Living close to President Bush's ranch, the Eickes have become accustomed to helicopters buzzing their house. But this time, the sounds were different.

"It sounded like a big tree cracking, like something from Paul Bunyan," Delia Eicke said. "Then I heard the explosion." Her husband, Rock, added: "I knew it was the tower. My first thought was that the damn thing was falling."

He quickly called 911.

The Army helicopter hit a web of support wires on a TV transmission tower early Monday before going down in a fiery crash, killing all seven people aboard. The tower itself was not hit. The victims were a brigadier general and six other soldiers, all from the 4th Infantry Division based at Fort Hood.

Lights on the tower had stopped working early last week when strong storms hit the area, said Jerry Pursley, general manager of Waco-Temple-Killeen television station KXXV, which owns it.

The station notified the Federal Aviation Administration (search). FAA spokesman Roland Herwig said the agency sent a notice last Wednesday to a computer database on potential hazards checked by pilots before they fly. Hundreds of such notices are issued every week around the country, he said.

The helicopter, bound for the Red River Army Depot (search) in Texarkana, went down about 30 miles northeast of Fort Hood. The fog was so thick at the site that when emergency crews arrived that they could not see more than halfway up the tower, authorities said.

The UH-60 Black Hawk (search) was headed to check out equipment being readied for use in Iraq, said Lt. Col. Jonathan Withington, spokesman for the 4th Infantry Division.

The dead were identified as Chief Warrant Officer 2 David H. Gardner Jr., 32, and Chief Warrant Officer 2 Mark W. Evans Jr., 27, the helicopter's pilots; Brig. Gen. Charles B. Allen (search), 49; Col. James M. Moore, 47; Capt. Todd T. Christmas, 26; Chief Warrant Officer 5 Douglas V. Clapp, 48; and Spc. Richard L. Brown, 29. Hometowns weren't immediately available.

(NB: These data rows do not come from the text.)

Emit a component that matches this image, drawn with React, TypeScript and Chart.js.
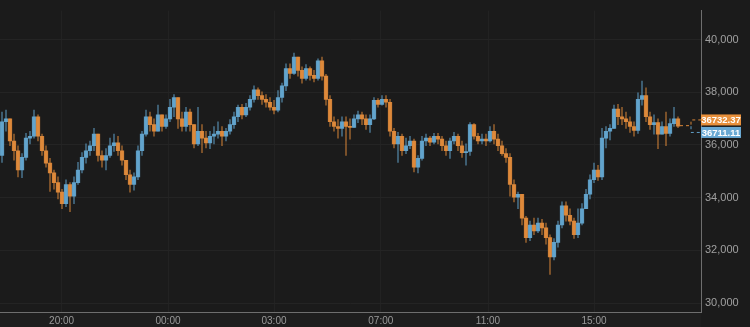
import React, { useEffect, useRef } from "react";
import { Chart, registerables } from "chart.js";

Chart.register(...registerables);

const firstOpen = 35600;

const closes = [
  36880, 36990, 36150, 35780, 35050, 35530, 36260, 36330, 37070, 36330,
  35780, 35310, 34940, 34570, 34210, 33770, 34500, 34060, 34570, 35050,
  35530, 35780, 35970, 36410, 35600, 35420, 35600, 35970, 36080, 35780,
  35420, 34870, 34500, 34790, 35780, 36410, 37070, 36770, 36520, 37140,
  36700, 36990, 37430, 37800, 36990, 36700, 37250, 36770, 36040, 36520,
  36260, 36080, 36330, 36410, 36520, 36330, 36520, 36770, 37070, 37430,
  37140, 37430, 37730, 38090, 37870, 37730, 37620, 37430, 37320, 37800,
  38240, 38900, 38720, 39340, 38830, 38530, 38900, 38640, 38530, 39190,
  38610, 37730, 36880, 36700, 36630, 36880, 36700, 36670, 36990, 37140,
  36990, 36770, 36990, 37690, 37540, 37730, 37620, 36520, 36040, 36330,
  35780, 35970, 36150, 35160, 35490, 36150, 36260, 36110, 36330, 36220,
  35970, 35780, 36150, 36330, 35970, 35710, 35750, 36770, 36330, 36150,
  36220, 36150, 36520, 36220, 35970, 35670, 35530, 34500, 34020, 34130,
  33220, 32480, 32960, 32740, 33030, 32850, 32480, 31750, 32300, 32960,
  33690, 33330, 33110, 32590, 33030, 33580, 34130, 34680, 35050, 34790,
  36260, 36520, 36630, 37360, 37070, 36990, 36880, 36700, 36550, 37730,
  37870, 37070, 36770, 36850, 36410, 36700, 36440, 36810, 36990, 36711.11,
];

const highs = [
  37250, 37320, 36770, 36410, 35970, 35670, 36440, 36520, 37320, 37140,
  36410, 35970, 35490, 35050, 34790, 34320, 34680, 34570, 34790, 35340,
  35710, 36040, 36150, 36630, 36410, 35780, 35860, 36260, 36410, 36330,
  35970, 35420, 35050, 34940, 35970, 36520, 37320, 37250, 36990, 37510,
  37140, 37140, 37730, 37910, 37730, 37250, 37430, 37360, 36770, 37430,
  36770, 36520, 36520, 36700, 36880, 36700, 36630, 36960, 37250, 37510,
  37540, 37580, 37870, 38240, 38170, 38020, 37910, 37800, 37690, 38060,
  38350, 39080, 39080, 39490, 39340, 38970, 39050, 38970, 38830, 39270,
  39340, 38680, 37870, 37070, 36960, 37070, 37070, 36990, 37140, 37290,
  37250, 37140, 37140, 37800, 37760, 37870, 37870, 37730, 36630, 36480,
  36410, 36260, 36330, 36220, 35600, 36330, 36410, 36330, 36440, 36440,
  36330, 36150, 36260, 36480, 36410, 36150, 36040, 36850, 36810, 36440,
  36410, 36410, 36700, 36770, 36410, 36150, 35860, 35670, 34680, 34210,
  34130, 33290, 33110, 33220, 33220, 33180, 33030, 32590, 32450, 33110,
  33840, 33840, 33580, 33220, 33580, 33770, 34320, 34870, 35310, 35230,
  36630, 36700, 36770, 37510, 37540, 37430, 37250, 37070, 36880, 37980,
  38420, 38170, 37250, 37140, 36990, 36880, 37250, 36990, 37430, 37070,
];

const lows = [
  35340, 36520, 35970, 35420, 34790, 34760, 35420, 36040, 36260, 36150,
  35600, 35160, 34240, 34320, 33950, 33580, 33660, 33470, 33770, 34500,
  34940, 35310, 35600, 35780, 35380, 35160, 35050, 35530, 35750, 35600,
  35230, 34680, 34210, 34280, 34680, 35600, 36330, 36520, 36330, 36520,
  36520, 36630, 36880, 37070, 36630, 36520, 36520, 36520, 35890, 35970,
  35710, 35890, 35860, 36040, 36260, 35970, 36150, 36410, 36630, 36880,
  36990, 37070, 37320, 37620, 37730, 37540, 37430, 37320, 37180, 37250,
  37620, 38060, 38530, 38680, 38610, 38350, 38460, 38460, 38390, 38460,
  38460, 37510, 36700, 36520, 36260, 36330, 35600, 36220, 36700, 36850,
  36770, 36590, 36480, 36960, 37430, 37510, 37430, 36330, 35890, 35340,
  35600, 35670, 35860, 34980, 34940, 35420, 35970, 35970, 36040, 36040,
  35780, 35600, 35490, 36040, 35780, 35530, 35230, 35600, 36220, 36040,
  36040, 35970, 36110, 36040, 35780, 35600, 35340, 34060, 33840, 33580,
  32960, 32300, 32370, 32590, 32670, 32590, 32230, 31090, 31640, 32120,
  32850, 33110, 32960, 32450, 32480, 32960, 33580, 33950, 34570, 34650,
  34680, 35890, 36190, 36630, 36770, 36770, 36630, 36480, 36330, 36440,
  37510, 36880, 36590, 36410, 35860, 36440, 35970, 36330, 36700, 36660,
];

const timeLabels = ["20:00", "00:00", "03:00", "07:00", "11:00", "15:00"];
const timeTickSlots = [14.9, 41.5, 68, 94.7, 121.5, 148];
const priceTicks = [30000, 32000, 34000, 36000, 38000, 40000];
const lastAsk = 36732.37;
const lastBid = 36711.11;

const FONT = "Arial, 'Liberation Sans', Helvetica, sans-serif";
const UP = "rgba(104,174,218,0.88)";
const DOWN = "rgba(236,145,60,0.88)";
const UP_WICK = "rgba(104,174,218,0.55)";
const DOWN_WICK = "rgba(236,145,60,0.55)";

export default function App() {
  const ref = useRef<HTMLCanvasElement>(null);

  useEffect(() => {
    if (!ref.current) return;
    const opens = closes.map((c, i) => (i === 0 ? firstOpen : closes[i - 1]));
    const isUp = closes.map((c, i) => c >= opens[i]);
    const wickData = closes.map((c, i) => ({
      x: i,
      y: [Math.min(lows[i], opens[i], c), Math.max(highs[i], opens[i], c)],
    }));
    const bodyData = closes.map((c, i) => ({ x: i, y: [opens[i], c] }));

    const bgPlugin = {
      id: "bg",
      beforeDraw(chart: any) {
        const { ctx, width, height, chartArea } = chart;
        ctx.save();
        ctx.fillStyle = "#1b1b1b";
        ctx.fillRect(0, 0, width, height);
        ctx.fillStyle = "#1e1e1e";
        ctx.fillRect(0, chartArea.bottom, chartArea.right, height - chartArea.bottom);
        ctx.restore();
      },
    };

    const labelPlugin = {
      id: "lastLabels",
      afterDraw(chart: any) {
        const { ctx, chartArea } = chart;
        const ys = chart.scales.y;
        const xs = chart.scales.x;
        const yA = ys.getPixelForValue(lastAsk);
        const yB = ys.getPixelForValue(lastBid);
        const mid = (yA + yB) / 2;
        const boxA = mid - 6;
        const boxB = mid + 6.5;
        const xLast = xs.getPixelForValue(closes.length - 1) + 2;
        const xBend = chartArea.right - 10;
        ctx.save();
        ctx.lineWidth = 1;
        ctx.setLineDash([3, 3]);
        ctx.strokeStyle = "rgba(236,145,60,0.9)";
        ctx.beginPath();
        ctx.moveTo(xLast, yA);
        ctx.lineTo(xBend, yA);
        ctx.lineTo(xBend, boxA);
        ctx.lineTo(chartArea.right, boxA);
        ctx.stroke();
        ctx.strokeStyle = "rgba(104,174,218,0.9)";
        ctx.beginPath();
        ctx.moveTo(xBend, yB);
        ctx.lineTo(xBend, boxB);
        ctx.lineTo(chartArea.right, boxB);
        ctx.stroke();
        ctx.setLineDash([]);
        const bx = chartArea.right;
        const bw = 40;
        const bh = 11;
        ctx.fillStyle = "#e8903c";
        ctx.fillRect(bx, boxA - bh / 2, bw, bh);
        ctx.fillStyle = "#6aa9d3";
        ctx.fillRect(bx, boxB - bh / 2, bw, bh);
        ctx.fillStyle = "#ffffff";
        ctx.font = "bold 9.5px " + FONT;
        ctx.textAlign = "center";
        ctx.textBaseline = "middle";
        ctx.fillText(lastAsk.toFixed(2), bx + bw / 2, boxA + 0.5);
        ctx.fillText(lastBid.toFixed(2), bx + bw / 2, boxB + 0.5);
        ctx.restore();
      },
    };

    const chart = new Chart(ref.current, {
      type: "bar",
      data: {
        datasets: [
          {
            data: wickData as any,
            backgroundColor: isUp.map((u) => (u ? UP_WICK : DOWN_WICK)),
            borderWidth: 0,
            barThickness: 1,
            grouped: false,
            order: 2,
          } as any,
          {
            data: bodyData as any,
            backgroundColor: isUp.map((u) => (u ? UP : DOWN)),
            borderWidth: 0,
            barThickness: 3.6,
            minBarLength: 1,
            grouped: false,
            order: 1,
          } as any,
        ],
      },
      options: {
        animation: false,
        responsive: false,
        maintainAspectRatio: false,
        layout: { padding: 0 },
        plugins: {
          legend: { display: false },
          tooltip: { enabled: false },
        },
        scales: {
          x: {
            type: "linear",
            position: "bottom",
            min: -0.5,
            max: 174.75,
            offset: false,
            grid: { color: "#222222", drawTicks: false, offset: false },
            border: { color: "#6e6e6e", width: 1 },
            ticks: {
              color: "#9a9a9a",
              font: { size: 10, family: FONT },
              padding: 3,
              maxRotation: 0,
              autoSkip: false,
              callback: (v: any) => {
                const k = timeTickSlots.indexOf(Number(v));
                return k >= 0 ? timeLabels[k] : "";
              },
            },
            afterBuildTicks: (s: any) => {
              s.ticks = timeTickSlots.map((v) => ({ value: v }));
            },
            afterFit: (s: any) => {
              s.height = 15;
            },
          },
          y: {
            type: "linear",
            position: "right",
            min: 29659,
            max: 41100,
            beginAtZero: false,
            grid: { color: "#242424", drawTicks: false },
            border: { color: "#6e6e6e", width: 1 },
            ticks: {
              color: "#a0a0a0",
              font: { size: 11, family: FONT },
              padding: 4,
              callback: (v: any) => Number(v).toLocaleString("en-US"),
            },
            afterBuildTicks: (s: any) => {
              s.ticks = priceTicks.map((v) => ({ value: v }));
            },
            afterFit: (s: any) => {
              s.width = 49;
            },
          },
        },
      } as any,
      plugins: [bgPlugin, labelPlugin],
    });

    return () => chart.destroy();
  }, []);

  return (
    <div style={{ position: "fixed", left: 0, top: 0, width: 750, height: 327 }}>
      <canvas ref={ref} width={750} height={327} style={{ display: "block" }} />
    </div>
  );
}
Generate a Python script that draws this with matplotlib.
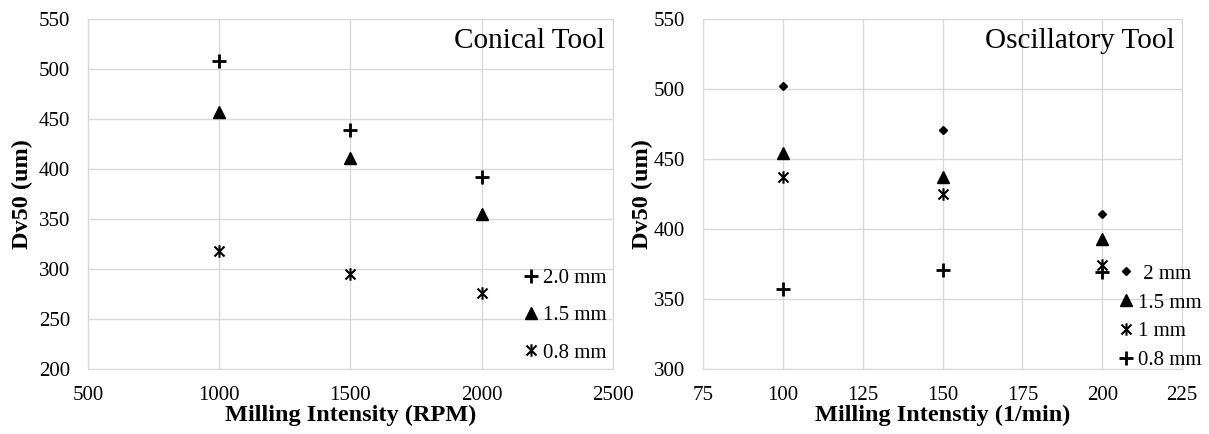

Allen was the 4th Infantry Division's assistant division commander for support, while Moore was commander of the Division Support Command.

The main part of the fuselage went down in a field about 200 to 300 yards from the tower, McLennan County constable Ken Brown said. The site is at the highest point in McLennan County, with 30 different towers within a five-mile radius, officials said.

The Black Hawk, which the military began using in 1979, is the Army's main troop transport helicopter. It can carry 15 people.